-- begin --
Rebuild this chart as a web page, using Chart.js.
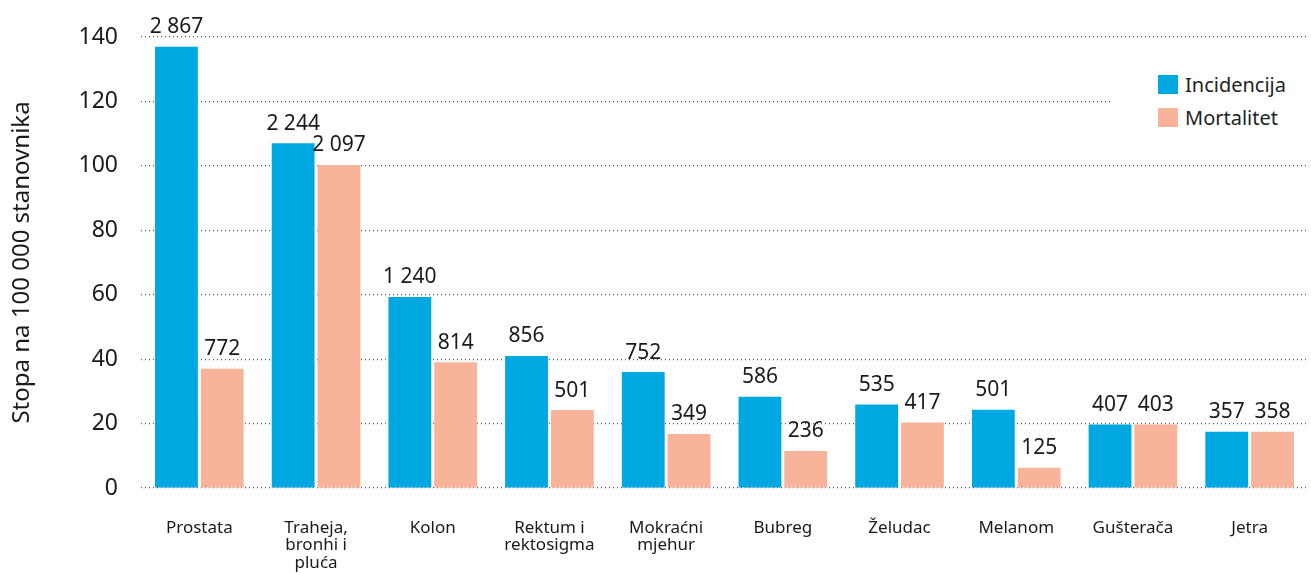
<!DOCTYPE html>
<html>
<head>
<meta charset="utf-8">
<script src="https://cdn.jsdelivr.net/npm/chart.js@4"></script>
<style>
  html, body { margin: 0; padding: 0; background: #fff; }
  #wrap { position: relative; width: 1311px; height: 573px; }
  #legend {
    position: absolute; left: 1113px; top: 64px; width: 198px; height: 72px;
    background: #fff; font-family: "Noto Sans", sans-serif; font-size: 20px; color: #222;
  }
  #legend div { position: absolute; left: 72px; height: 20px; line-height: 20px; }
  #legend span { position: absolute; left: -27px; top: 0; width: 20px; height: 19px; }
</style>
</head>
<body>
<div id="wrap">
  <canvas id="chart" width="1311" height="573"></canvas>
  <div id="legend">
    <div style="top:11px"><span style="background:#00a8e1"></span>Incidencija</div>
    <div style="top:44px"><span style="background:#f8b39b"></span>Mortalitet</div>
  </div>
</div>
<script>
// data
const categories = [
  "Prostata",
  ["Traheja,", "bronhi i", "pluća"],
  "Kolon",
  ["Rektum i", "rektosigma"],
  ["Mokraćni", "mjehur"],
  "Bubreg",
  "Želudac",
  "Melanom",
  "Gušterača",
  "Jetra",
];
const incidencija = [137, 107, 59.3, 41, 36, 28.3, 25.9, 24.3, 19.7, 17.5];
const mortalitet = [37, 100.3, 39, 24.2, 16.8, 11.5, 20.3, 6.3, 19.7, 17.5];
const incidencijaCount = ["2 867", "2 244", "1 240", "856", "752", "586", "535", "501", "407", "357"];
const mortalitetCount = ["772", "2 097", "814", "501", "349", "236", "417", "125", "403", "358"];
const yTicks = [0, 20, 40, 60, 80, 100, 120, 140];

const FONT = "'Noto Sans', sans-serif";

// count labels above each bar
const countLabels = {
  id: "countLabels",
  afterDatasetsDraw(chart) {
    const ctx = chart.ctx;
    const counts = [incidencijaCount, mortalitetCount];
    ctx.save();
    ctx.font = "21px " + FONT;
    ctx.fillStyle = "#1a1a1a";
    ctx.textAlign = "center";
    ctx.textBaseline = "bottom";
    chart.data.datasets.forEach(function (ds, i) {
      chart.getDatasetMeta(i).data.forEach(function (bar, j) {
        ctx.fillText(counts[i][j], bar.x, bar.y - 9);
      });
    });
    ctx.restore();
  },
};

new Chart(document.getElementById("chart").getContext("2d"), {
  type: "bar",
  data: {
    labels: categories,
    datasets: [
      {
        label: "Incidencija",
        data: incidencija,
        backgroundColor: "#00a8e1",
        categoryPercentage: 0.785,
        barPercentage: 0.935,
      },
      {
        label: "Mortalitet",
        data: mortalitet,
        backgroundColor: "#f8b39b",
        categoryPercentage: 0.785,
        barPercentage: 0.935,
      },
    ],
  },
  options: {
    responsive: false,
    animation: false,
    layout: { padding: { top: 37, right: 3, bottom: 0, left: 0 } },
    plugins: {
      legend: { display: false },
      tooltip: { enabled: false },
    },
    scales: {
      x: {
        grid: { display: false, drawTicks: false },
        border: { display: false },
        ticks: {
          color: "#1a1a1a",
          padding: 31,
          maxRotation: 0,
          autoSkip: false,
          font: { family: FONT, size: 17, lineHeight: 1.03 },
        },
        afterFit(scale) { scale.height = 85; },
      },
      y: {
        min: 0,
        max: 140,
        afterBuildTicks(scale) { scale.ticks = yTicks.map(v => ({ value: v })); },
        grid: {
          color: "#555",
          lineWidth: 1.2,
          drawTicks: false,
        },
        border: { display: false, dash: [1, 3] },
        ticks: {
          color: "#1a1a1a",
          padding: 23,
          font: { family: FONT, size: 23 },
        },
        title: {
          display: true,
          text: "Stopa na 100 000 stanovnika",
          color: "#1a1a1a",
          padding: { top: 8, bottom: 0 },
          font: { family: FONT, size: 24 },
        },
        afterFit(scale) { scale.width = 141; },
      },
    },
  },
  plugins: [countLabels],
});
</script>
</body>
</html>
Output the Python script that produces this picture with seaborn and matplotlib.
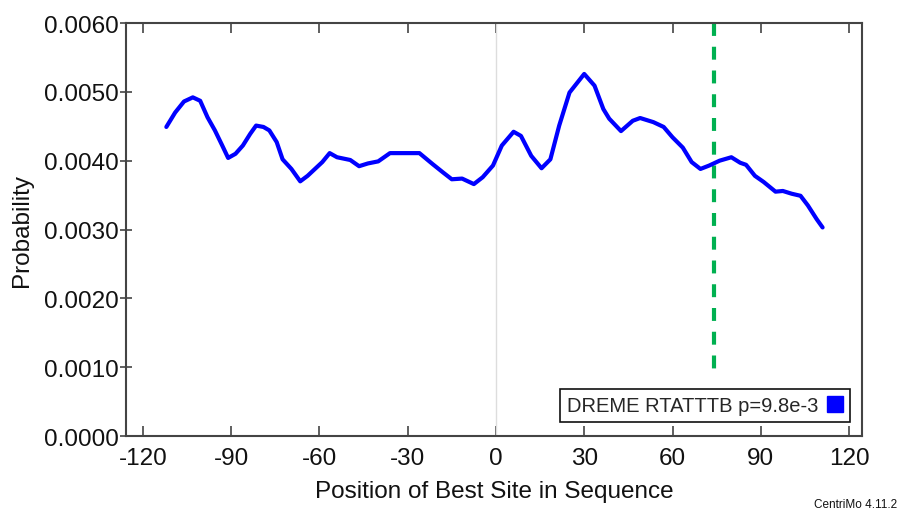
import matplotlib
matplotlib.use("Agg")
import matplotlib.pyplot as plt
import seaborn as sns
import pandas as pd
from matplotlib.patches import Patch

# ---- data ----
positions = [-112, -109, -106, -103, -100.5, -98, -95.5, -93, -91, -88.5,
             -86, -83.5, -81.5, -79, -77, -74.5, -72.5, -69.5, -66.5, -64,
             -62, -59, -56.5, -54, -49.5, -46.5, -43.5, -40, -36, -31.5,
             -26, -21.5, -18, -15, -11.5, -7.5, -4.5, -1, 2, 6,
             8.5, 12, 15.5, 18.5, 21.5, 25, 30, 33.5, 36.5, 38.5,
             42.5, 46.5, 49, 53.5, 57, 60, 63.5, 66.5, 69.5, 72.5,
             76, 80, 83, 85, 88, 91, 95, 97.5, 100.5, 103.5,
             106, 109, 111]
probability = [0.00449, 0.00470, 0.00486, 0.00492, 0.00487, 0.00463, 0.00444, 0.00422, 0.00404, 0.00410,
               0.00422, 0.00439, 0.00451, 0.00449, 0.00444, 0.00427, 0.00402, 0.00388, 0.00370, 0.00378,
               0.00386, 0.00398, 0.00411, 0.00405, 0.00401, 0.00392, 0.00396, 0.00399, 0.00411, 0.00411,
               0.00411, 0.00395, 0.00383, 0.00373, 0.00374, 0.00366, 0.00376, 0.00393, 0.00422, 0.00442,
               0.00436, 0.00407, 0.00389, 0.00402, 0.00451, 0.00499, 0.00526, 0.00509, 0.00475, 0.00461,
               0.00443, 0.00458, 0.00462, 0.00456, 0.00449, 0.00434, 0.00419, 0.00398, 0.00388, 0.00393,
               0.00400, 0.00405, 0.00397, 0.00394, 0.00378, 0.00369, 0.00355, 0.00356, 0.00352, 0.00349,
               0.00335, 0.00315, 0.00303]
series_label = "DREME RTATTTB p=9.8e-3"
best_site = 74
x_ticks = [-120, -90, -60, -30, 0, 30, 60, 90, 120]
y_ticks = [0.0, 0.001, 0.002, 0.003, 0.004, 0.005, 0.006]

sns.set_style("ticks")
plt.rcParams["font.family"] = ["Liberation Sans", "DejaVu Sans"]

df = pd.DataFrame({"pos": positions, "prob": probability})

fig = plt.figure(figsize=(9, 5.1), dpi=100)
ax = fig.add_axes([0.1397, 0.1431, 0.9578 - 0.1397, 0.9529 - 0.1431])

ax.axvline(0, color="#dddddd", lw=1, zorder=1)
sns.lineplot(data=df, x="pos", y="prob", color="#0000ff", lw=3, ax=ax, zorder=3,
             solid_joinstyle="round", solid_capstyle="round")
ax.plot([best_site, best_site], [0.006, 0.0009], color="#00b050", lw=3,
        dashes=(3.1, 2.6), zorder=2)

ax.set_xlim(-125.8, 124.4)
ax.set_ylim(0, 0.006)
ax.set_xticks(x_ticks)
ax.set_xticklabels([str(t) for t in x_ticks])
ax.set_yticks(y_ticks)
ax.set_yticklabels([f"{t:.4f}" for t in y_ticks])

for s in ax.spines.values():
    s.set_visible(True)
    s.set_color("#444444")
    s.set_linewidth(1.5)

ax.tick_params(axis="x", direction="in", length=7, width=1.2, color="#444444",
               top=True, bottom=True, labelsize=17.5, pad=8, labelcolor="#111111")
ax.tick_params(axis="y", direction="inout", length=8, width=1.2, color="#444444",
               right=False, labelsize=17.5, pad=1, labelcolor="#111111")

ax.set_xlabel("Position of Best Site in Sequence", fontsize=17.5, color="#111111", labelpad=8)
ax.set_ylabel("Probability", fontsize=17.5, color="#111111", labelpad=8)

handle = Patch(facecolor="#0000ff", edgecolor="#0000ff")
leg = ax.legend([handle], [series_label], loc="lower right",
                bbox_to_anchor=(0.9837, 0.0339), borderaxespad=0,
                markerfirst=False, fontsize=14.5, fancybox=False, framealpha=1,
                edgecolor="#111111", handlelength=0.8, handleheight=0.8,
                handletextpad=0.4, borderpad=0.35)
leg.get_frame().set_linewidth(1.2)

fig.text(0.997, 1 - 505 / 510, "CentriMo 4.11.2", ha="right", va="center", fontsize=8.5, color="#111111")

fig.savefig("out.png", dpi=100)
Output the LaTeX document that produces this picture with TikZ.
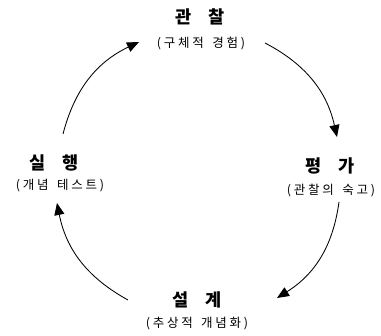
\documentclass[tikz,border=0pt]{standalone}
\usepackage{fontspec}
\newfontfamily\krtitle[LetterSpace=10,WordSpace=3]{Noto Sans CJK KR}
\newfontfamily\krsub[LetterSpace=22,WordSpace=1.5]{Noto Sans CJK KR}
\usetikzlibrary{arrows.meta}
\tikzset{
  ttl/.style={inner sep=0pt, font=\krtitle\bfseries\fontsize{17.5}{19}\selectfont},
  sub/.style={inner sep=0pt, font=\krsub\fontsize{12.5}{14}\selectfont},
  cyc/.style={draw=black, line width=0.85pt, -{Triangle[length=12pt,width=10pt]}, bend left=25}
}
\begin{document}
\begin{tikzpicture}[x=1pt,y=1pt]
\useasboundingbox (0,0) rectangle (381,336);
% labels
\node[ttl] (t1) at (200,319) {관 찰};
\node[sub] (s1) at (201,292) {(구체적 경험)};
\node[ttl] (t2) at (330,170) {평 가};
\node[sub] (s2) at (331,145) {(관찰의 숙고)};
\node[ttl] (t3) at (197,36) {설 계};
\node[sub] (s3) at (197,12) {(추상적 개념화)};
\node[ttl] (t4) at (54,173) {실 행};
\node[sub] (s4) at (60,150) {(개념 테스트)};
% arc end points
\coordinate (a1s) at (63,202);
\coordinate (a1e) at (139,294);
\coordinate (a2s) at (265,293);
\coordinate (a2e) at (337,199);
\coordinate (a3s) at (339,134);
\coordinate (a3e) at (277,38);
\coordinate (a4s) at (128,36);
\coordinate (a4e) at (57,133);
\draw[cyc] (a1s) to (a1e);
\draw[cyc] (a2s) to (a2e);
\draw[cyc] (a3s) to (a3e);
\draw[cyc] (a4s) to (a4e);
\end{tikzpicture}
\end{document}
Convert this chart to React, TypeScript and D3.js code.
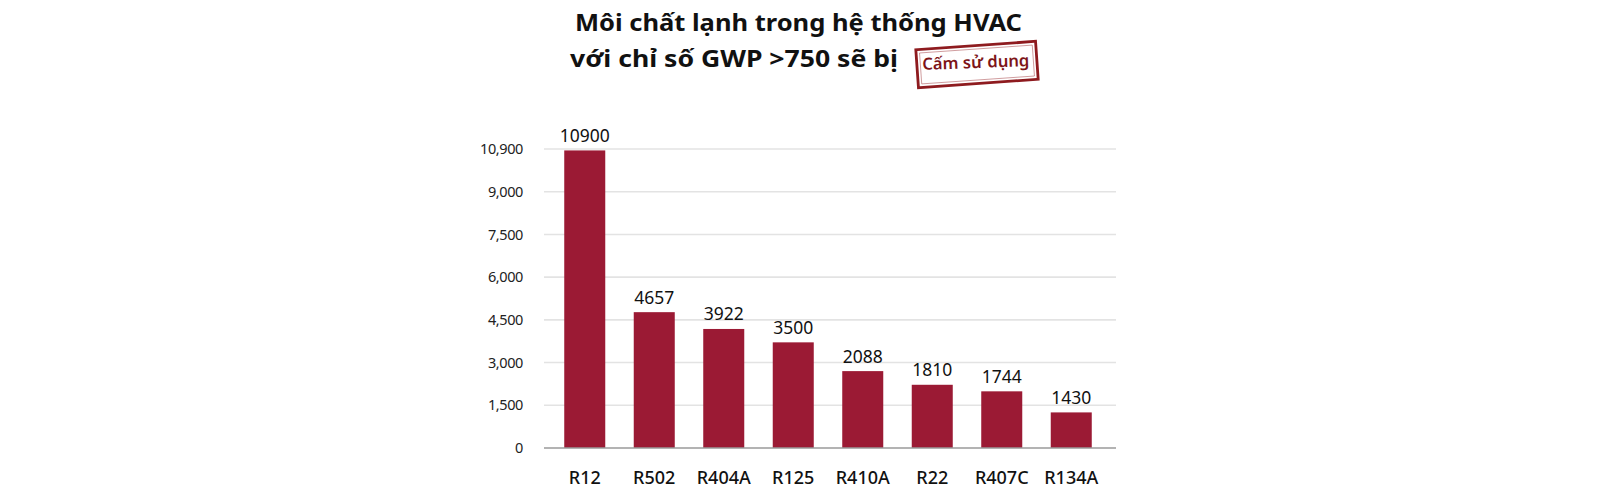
-- end --
# What the task requires:
Count the lines in the records above that hold the word "seaborn", and give only that number.

# Written solution:
2